[start Records for the task]

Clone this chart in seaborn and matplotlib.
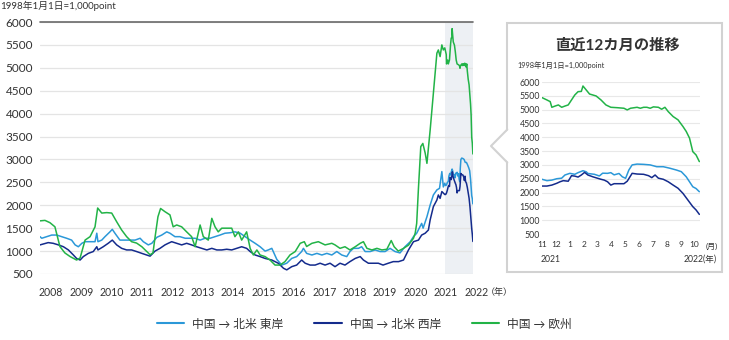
import numpy as np
import pandas as pd
import matplotlib
matplotlib.use("Agg")
import matplotlib.pyplot as plt
from matplotlib.lines import Line2D
from matplotlib.patches import Rectangle, Polygon
import seaborn as sns

# ---- data: freight index, 1998-01-01 = 1,000 points (time in fractional years) ----
routes = ["中国 → 北米 東岸", "中国 → 北米 西岸", "中国 → 欧州"]
colors = ["#2b98d8", "#142b8c", "#22b347"]

east_t = [2008.00, 2008.06, 2008.23, 2008.40, 2008.57, 2008.74, 2008.91, 2009.08, 2009.20, 2009.31,
          2009.43, 2009.54, 2009.71, 2009.88, 2009.94, 2009.98, 2010.11, 2010.22, 2010.39, 2010.47,
          2010.56, 2010.73, 2010.90, 2011.08, 2011.25, 2011.42, 2011.53, 2011.70, 2011.82, 2011.99,
          2012.16, 2012.33, 2012.44, 2012.61, 2012.78, 2012.96, 2013.13, 2013.30, 2013.47, 2013.64,
          2013.81, 2013.98, 2014.15, 2014.32, 2014.49, 2014.66, 2014.84, 2015.01, 2015.18, 2015.35,
          2015.52, 2015.69, 2015.80, 2015.92, 2015.97, 2016.09, 2016.26, 2016.43, 2016.60, 2016.77,
          2016.94, 2017.00, 2017.11, 2017.29, 2017.46, 2017.63, 2017.80, 2017.97, 2018.14, 2018.31,
          2018.48, 2018.59, 2018.71, 2018.88, 2018.99, 2019.11, 2019.28, 2019.45, 2019.62, 2019.79,
          2019.96, 2020.13, 2020.30, 2020.47, 2020.65, 2020.76, 2020.87, 2021.04, 2021.09, 2021.22,
          2021.33, 2021.44, 2021.56, 2021.65, 2021.73, 2021.78,
          2021.83, 2021.86, 2021.89, 2021.92, 2021.95, 2021.97, 2022.00, 2022.03, 2022.05, 2022.08,
          2022.10, 2022.11, 2022.15, 2022.18, 2022.20, 2022.23, 2022.25, 2022.27, 2022.30, 2022.32,
          2022.34, 2022.36, 2022.38, 2022.41, 2022.45, 2022.49, 2022.53, 2022.57, 2022.61, 2022.65,
          2022.68, 2022.71, 2022.73, 2022.75, 2022.77, 2022.79]
east_v = [1315, 1280, 1315, 1350, 1350, 1315, 1280, 1240, 1135, 1095,
          1170, 1205, 1205, 1205, 1390, 1205, 1240, 1315, 1420, 1475,
          1390, 1240, 1240, 1240, 1240, 1280, 1205, 1135, 1170, 1300,
          1350, 1420, 1390, 1315, 1315, 1280, 1280, 1280, 1240, 1280,
          1280, 1315, 1350, 1390, 1400, 1420, 1390, 1315, 1240, 1170,
          1095, 1000, 1025, 1060, 990, 820, 695, 735, 840, 880,
          990, 1060, 950, 915, 950, 915, 950, 915, 990, 915,
          880, 990, 1060, 1060, 1095, 990, 990, 1025, 990, 990,
          1060, 990, 960, 1095, 1205, 1315, 1390, 1605, 1500, 1750,
          2005, 2225, 2335, 2370, 2735, 2400,
          2480, 2430, 2450, 2500, 2520, 2635, 2695, 2660, 2720, 2790,
          2750, 2690, 2660, 2600, 2700, 2695, 2720, 2640, 2690, 2570,
          2515, 2815, 3000, 3030, 3020, 3000, 2935, 2935, 2880, 2815,
          2755, 2570, 2390, 2210, 2145, 2030]

west_t = [2008.00, 2008.11, 2008.28, 2008.45, 2008.63, 2008.80, 2008.97, 2009.14, 2009.25, 2009.37,
          2009.48, 2009.65, 2009.82, 2009.94, 2009.98, 2010.16, 2010.33, 2010.47, 2010.62, 2010.79,
          2010.96, 2011.13, 2011.30, 2011.48, 2011.65, 2011.76, 2011.93, 2012.10, 2012.27, 2012.38,
          2012.50, 2012.67, 2012.84, 2013.01, 2013.18, 2013.35, 2013.53, 2013.70, 2013.87, 2014.04,
          2014.21, 2014.38, 2014.55, 2014.72, 2014.89, 2015.06, 2015.18, 2015.35, 2015.52, 2015.69,
          2015.92, 2016.14, 2016.32, 2016.43, 2016.60, 2016.77, 2016.94, 2017.06, 2017.23, 2017.40,
          2017.57, 2017.74, 2017.91, 2018.08, 2018.25, 2018.42, 2018.59, 2018.77, 2018.94, 2019.05,
          2019.22, 2019.39, 2019.56, 2019.72, 2019.90, 2020.07, 2020.25, 2020.42, 2020.59, 2020.76,
          2020.93, 2021.04, 2021.16, 2021.27, 2021.33, 2021.44, 2021.56, 2021.61, 2021.67, 2021.73,
          2021.83, 2021.86, 2021.89, 2021.92, 2021.94, 2021.96, 2021.99, 2022.01, 2022.03, 2022.05,
          2022.07, 2022.09, 2022.11, 2022.14, 2022.17, 2022.19, 2022.21, 2022.23, 2022.25, 2022.27,
          2022.30, 2022.33, 2022.35, 2022.38, 2022.41, 2022.45, 2022.48, 2022.50, 2022.52, 2022.54,
          2022.57, 2022.60, 2022.63, 2022.66, 2022.69, 2022.72, 2022.75, 2022.77, 2022.79]
west_v = [1135, 1155, 1185, 1170, 1135, 1095, 1025, 915, 840, 805,
          880, 950, 990, 1095, 1025, 1095, 1170, 1240, 1135, 1060,
          1025, 1025, 990, 950, 915, 890, 1000, 1060, 1135, 1170,
          1205, 1170, 1135, 1170, 1135, 1095, 1060, 1025, 1060, 1025,
          1025, 1040, 1025, 1060, 1095, 1060, 990, 915, 880, 840,
          805, 735, 625, 590, 660, 695, 805, 735, 695, 695,
          735, 695, 735, 660, 735, 695, 770, 840, 880, 805,
          735, 735, 735, 695, 735, 770, 770, 805, 1025, 1205,
          1240, 1350, 1390, 1460, 1680, 1970, 2115, 2225, 2150, 2300,
          2235, 2235, 2270, 2335, 2390, 2430, 2410, 2610, 2595, 2560,
          2635, 2730, 2635, 2570, 2515, 2480, 2450, 2390, 2270, 2320,
          2320, 2320, 2410, 2695, 2670, 2660, 2610, 2540, 2635, 2520,
          2480, 2390, 2270, 2155, 1970, 1730, 1490, 1370, 1210]

europe_t = [2008.00, 2008.17, 2008.34, 2008.51, 2008.68, 2008.85, 2009.03, 2009.25, 2009.37, 2009.54,
            2009.71, 2009.88, 2009.97, 2010.11, 2010.28, 2010.45, 2010.62, 2010.79, 2010.96, 2011.13,
            2011.30, 2011.48, 2011.65, 2011.76, 2011.86, 2011.93, 2012.03, 2012.12, 2012.27, 2012.44,
            2012.55, 2012.67, 2012.84, 2013.01, 2013.18, 2013.30, 2013.47, 2013.58, 2013.75, 2013.87,
            2013.98, 2014.09, 2014.21, 2014.38, 2014.55, 2014.66, 2014.78, 2014.89, 2015.06, 2015.18,
            2015.29, 2015.41, 2015.52, 2015.69, 2015.86, 2016.03, 2016.20, 2016.37, 2016.54, 2016.72,
            2016.89, 2017.03, 2017.11, 2017.29, 2017.51, 2017.74, 2017.97, 2018.08, 2018.25, 2018.42,
            2018.59, 2018.77, 2018.94, 2019.05, 2019.17, 2019.34, 2019.51, 2019.68, 2019.85, 2020.00,
            2020.10, 2020.24, 2020.42, 2020.59, 2020.76, 2020.82, 2020.87, 2020.93, 2021.01, 2021.08,
            2021.16, 2021.22, 2021.33, 2021.44, 2021.56, 2021.61, 2021.67, 2021.73, 2021.78,
            2021.83, 2021.86, 2021.88, 2021.89, 2021.91, 2021.93, 2021.95, 2021.97, 2021.99, 2022.01,
            2022.03, 2022.05, 2022.07, 2022.08, 2022.10, 2022.12, 2022.16, 2022.19, 2022.22, 2022.25,
            2022.29, 2022.33, 2022.35, 2022.37, 2022.41, 2022.43, 2022.45, 2022.47, 2022.49, 2022.51,
            2022.54, 2022.56, 2022.58, 2022.60, 2022.63, 2022.66, 2022.69, 2022.71, 2022.73, 2022.75,
            2022.77, 2022.79]
europe_v = [1660, 1670, 1620, 1530, 1100, 960, 880, 805, 850, 1240,
            1315, 1530, 1940, 1830, 1840, 1830, 1640, 1460, 1315, 1205,
            1175, 1095, 990, 920, 960, 1300, 1750, 1930, 1860, 1790,
            1530, 1570, 1530, 1420, 1315, 1095, 1570, 1315, 1240, 1715,
            1530, 1420, 1500, 1500, 1500, 1315, 1420, 1240, 1420, 1060,
            915, 1025, 915, 880, 805, 695, 695, 770, 915, 990,
            1170, 1205, 1100, 1170, 1205, 1135, 1170, 1135, 1060, 1095,
            1025, 1095, 1170, 1205, 1060, 1025, 1060, 1025, 1040, 1230,
            1095, 1000, 1060, 1130, 1280, 1395, 1605, 2370, 3280, 3350,
            3140, 2915, 3640, 4445, 5320, 5390, 5245, 5500, 5390,
            5435, 5350, 5290, 5085, 5130, 5170, 5085, 5130, 5170, 5350,
            5530, 5650, 5660, 5855, 5710, 5565, 5495, 5350, 5170, 5085,
            5070, 5050, 4990, 5050, 5085, 5050, 5085, 5085, 5050, 5100,
            5085, 5015, 5085, 4930, 4750, 4630, 4390, 4210, 3970, 3480,
            3360, 3120]

years = list(range(2008, 2023))
yticks = list(range(500, 6001, 500))
month_labels = ["11", "12", "1", "2", "3", "4", "5", "6", "7", "8", "9", "10"]
recent_start = 2021.83
data_end = 2022.794

df = pd.concat([
    pd.DataFrame({"t": east_t, "v": east_v, "route": routes[0]}),
    pd.DataFrame({"t": west_t, "v": west_v, "route": routes[1]}),
    pd.DataFrame({"t": europe_t, "v": europe_v, "route": routes[2]}),
], ignore_index=True)
recent = df[df["t"] >= recent_start]
palette = dict(zip(routes, colors))

# ---- styling ----
sns.set_theme(style="white")
plt.rcParams["font.family"] = ["Lato", "Noto Sans CJK JP", "DejaVu Sans"]
TXT = "#333333"
GRID = "#e4e4e4"

W, H = 729, 340
fig = plt.figure(figsize=(W / 100, H / 100), dpi=100)
fig.patch.set_facecolor("white")


def rect(l, t, r, b):
    return [l / W, 1 - b / H, (r - l) / W, (b - t) / H]


# pixel-space overlay for the callout frame and free text
bg = fig.add_axes([0, 0, 1, 1], zorder=0)
bg.set_xlim(0, W)
bg.set_ylim(H, 0)
bg.axis("off")

# ---- main chart ----
ax = fig.add_axes(rect(40, 22, 473, 274), zorder=1)
ax.set_facecolor("none")
ax.axvspan(recent_start, data_end, color="#edf0f4", lw=0, zorder=0)
sns.lineplot(data=df, x="t", y="v", hue="route", palette=palette, estimator=None,
             linewidth=1.1, legend=False, ax=ax)
ax.set_xlim(2008.0, data_end)
ax.set_ylim(500, 6000)
ax.set_yticks(yticks)
ax.set_xticks([])
ax.set_xlabel("")
ax.set_ylabel("")
ax.set_axisbelow(True)
ax.grid(axis="y", color=GRID, lw=0.9)
ax.axhline(6000, color="#6a6a6a", lw=1.2, clip_on=False, zorder=5)
for s in ax.spines.values():
    s.set_visible(False)
ax.tick_params(axis="y", length=0, pad=5, labelsize=8.5, labelcolor=TXT)

# year labels spread evenly beneath the plot area
year_pos = np.linspace(2008.376, 2022.90, len(years))
for yr, xp in zip(years, year_pos):
    ax.text(xp, -0.072, str(yr), transform=ax.get_xaxis_transform(), ha="center", va="center",
            fontsize=7.6, color=TXT, clip_on=False)
bg.text(486, 292, "（年）", ha="left", va="center", fontsize=6.5, color=TXT)
bg.text(0, 6, "1998年1月1日=1,000point", ha="left", va="center", fontsize=7, color=TXT)

# ---- callout frame ----
bg.add_patch(Rectangle((507, 23), 215, 249, facecolor="white", edgecolor="#d2d2d2", lw=1.5))
bg.add_patch(Polygon([(509, 129), (491, 146), (509, 163)], closed=True, facecolor="white",
                     edgecolor="none"))
bg.add_line(Line2D([507.3, 491, 507.3], [129.5, 146, 162.5], color="#d2d2d2", lw=1.5))
bg.text(617, 46, "直近12カ月の推移", ha="center", va="center", fontsize=11,
        fontweight="bold", color=TXT)
bg.text(517, 65, "1998年1月1日=1,000point", ha="left", va="center", fontsize=5.3, color=TXT)

# ---- inset: last 12 months ----
axi = fig.add_axes(rect(542, 82, 700, 234), zorder=2)
axi.set_facecolor("none")
sns.lineplot(data=recent, x="t", y="v", hue="route", palette=palette, estimator=None,
             linewidth=1.1, legend=False, ax=axi)
axi.set_xlim(recent_start, data_end)
axi.set_ylim(500, 6000)
axi.set_yticks(yticks)
axi.set_xlabel("")
axi.set_ylabel("")
axi.set_axisbelow(True)
axi.grid(axis="y", color="#e8e8e8", lw=0.8)
for s in axi.spines.values():
    s.set_visible(False)
month_pos = recent_start + 0.0006 + np.arange(12) * (13.9 / 13.7) / 12
axi.set_xticks(month_pos)
axi.set_xticklabels(month_labels)
axi.tick_params(axis="y", length=0, pad=1.5, labelsize=6.3, labelcolor=TXT)
axi.tick_params(axis="x", length=0, pad=5, labelsize=6, labelcolor=TXT)
bg.text(712, 246.5, "(月)", ha="center", va="center", fontsize=5.8, color=TXT)
bg.text(551, 259, "2021", ha="center", va="center", fontsize=6.2, color=TXT)
bg.text(717, 259, "2022(年)", ha="right", va="center", fontsize=6.2, color=TXT)

# ---- legend ----
handles = [Line2D([0], [0], color=c, lw=1.5) for c in colors]
fig.legend(handles, routes, loc="center", bbox_to_anchor=(0.5, 1 - 324 / H), ncol=3,
           frameon=False, fontsize=8.5, handlelength=2.3, handletextpad=0.7,
           columnspacing=2.6, labelcolor=TXT)

fig.savefig("out.png", dpi=100, facecolor="white")
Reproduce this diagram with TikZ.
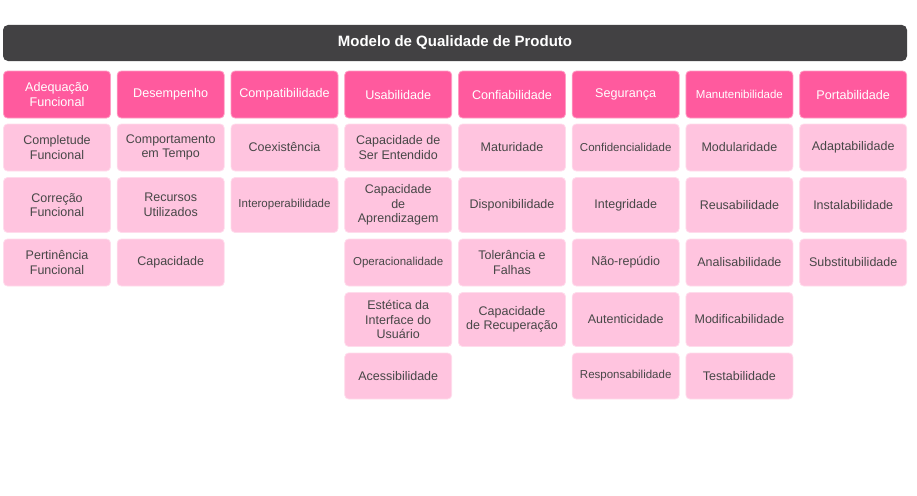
\documentclass[tikz,border=0pt]{standalone}
\usepackage{fontspec}
\setmainfont{Liberation Sans}
\definecolor{titlebg}{HTML}{424143}
\definecolor{hdrpink}{HTML}{FF5A9E}
\definecolor{hdredge}{HTML}{FF9DC4}
\definecolor{subpink}{HTML}{FFC4DF}
\definecolor{subedge}{HTML}{FFDCEC}
\definecolor{subtext}{HTML}{474747}
\tikzset{
  titlebox/.style={fill=titlebg, rounded corners=5pt, minimum width=904pt, minimum height=36pt, inner sep=0pt,
    text=white, font=\fontsize{15}{17}\selectfont\bfseries},
  hdrbox/.style={fill=hdrpink, draw=hdredge, line width=0.8pt, rounded corners=4pt, minimum width=107pt,
    minimum height=47pt, inner sep=0pt, text=white, align=center, font=\fontsize{12.6}{15}\selectfont},
  subbox/.style={fill=subpink, draw=subedge, line width=0.8pt, rounded corners=4pt, minimum width=107pt,
    inner sep=0pt, text=subtext, align=center, font=\fontsize{12.5}{14.5}\selectfont},
  small/.style={font=\fontsize{11.5}{14}\selectfont},
  rA/.style={subbox, minimum height=47pt},
  rB/.style={subbox, minimum height=55pt},
  rC/.style={subbox, minimum height=47pt},
  rD/.style={subbox, minimum height=54pt},
  rE/.style={subbox, minimum height=46pt},
}
\begin{document}
\begin{tikzpicture}[x=1pt,y=-1pt]
\useasboundingbox (0,0) rectangle (917,495);
\node[titlebox] (title) at (455,43) {Modelo de Qualidade de Produto};
% headers
\node[hdrbox] (h1) at (57,94.5) {Adequação\\Funcional};
\node[hdrbox] (h2) at (170.7,94.5) {Desempenho};
\node[hdrbox] (h3) at (284.5,94.5) {Compatibilidade};
\node[hdrbox] (h4) at (398.2,94.5) {Usabilidade};
\node[hdrbox] (h5) at (512,94.5) {Confiabilidade};
\node[hdrbox] (h6) at (625.7,94.5) {Segurança};
\node[hdrbox, small] (h7) at (739.4,94.5) {Manutenibilidade};
\node[hdrbox] (h8) at (853.2,94.5) {Portabilidade};
% column 1
\node[rA] (a1) at (57,147.5) {Completude\\Funcional};
\node[rB] (a2) at (57,205) {Correção\\Funcional};
\node[rC] (a3) at (57,262.5) {Pertinência\\Funcional};
% column 2
\node[rA] (b1) at (170.7,147.5) {Comportamento\\em Tempo};
\node[rB] (b2) at (170.7,205) {Recursos\\Utilizados};
\node[rC] (b3) at (170.7,262.5) {Capacidade};
% column 3
\node[rA] (c1) at (284.5,147.5) {Coexistência};
\node[rB, small] (c2) at (284.5,205) {Interoperabilidade};
% column 4
\node[rA] (d1) at (398.2,147.5) {Capacidade de\\Ser Entendido};
\node[rB] (d2) at (398.2,205) {Capacidade\\de\\Aprendizagem};
\node[rC, small] (d3) at (398.2,262.5) {Operacionalidade};
\node[rD] (d4) at (398.2,319.5) {Estética da\\Interface do\\Usuário};
\node[rE] (d5) at (398.2,376) {Acessibilidade};
% column 5
\node[rA] (e1) at (512,147.5) {Maturidade};
\node[rB] (e2) at (512,205) {Disponibilidade};
\node[rC] (e3) at (512,262.5) {Tolerância e\\Falhas};
\node[rD] (e4) at (512,319.5) {Capacidade\\de Recuperação};
% column 6
\node[rA, small] (f1) at (625.7,147.5) {Confidencialidade};
\node[rB] (f2) at (625.7,205) {Integridade};
\node[rC] (f3) at (625.7,262.5) {Não-repúdio};
\node[rD] (f4) at (625.7,319.5) {Autenticidade};
\node[rE, small] (f5) at (625.7,376) {Responsabilidade};
% column 7
\node[rA] (g1) at (739.4,147.5) {Modularidade};
\node[rB] (g2) at (739.4,205) {Reusabilidade};
\node[rC] (g3) at (739.4,262.5) {Analisabilidade};
\node[rD] (g4) at (739.4,319.5) {Modificabilidade};
\node[rE] (g5) at (739.4,376) {Testabilidade};
% column 8
\node[rA] (k1) at (853.2,147.5) {Adaptabilidade};
\node[rB] (k2) at (853.2,205) {Instalabilidade};
\node[rC] (k3) at (853.2,262.5) {Substitubilidade};
\end{tikzpicture}
\end{document}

[end Records for the task]

__Task to carry out__
Search the data for the string "chart" and copy each line where it appears.

__Output for this exercise__
Clone this chart in seaborn and matplotlib.
# ---- main chart ----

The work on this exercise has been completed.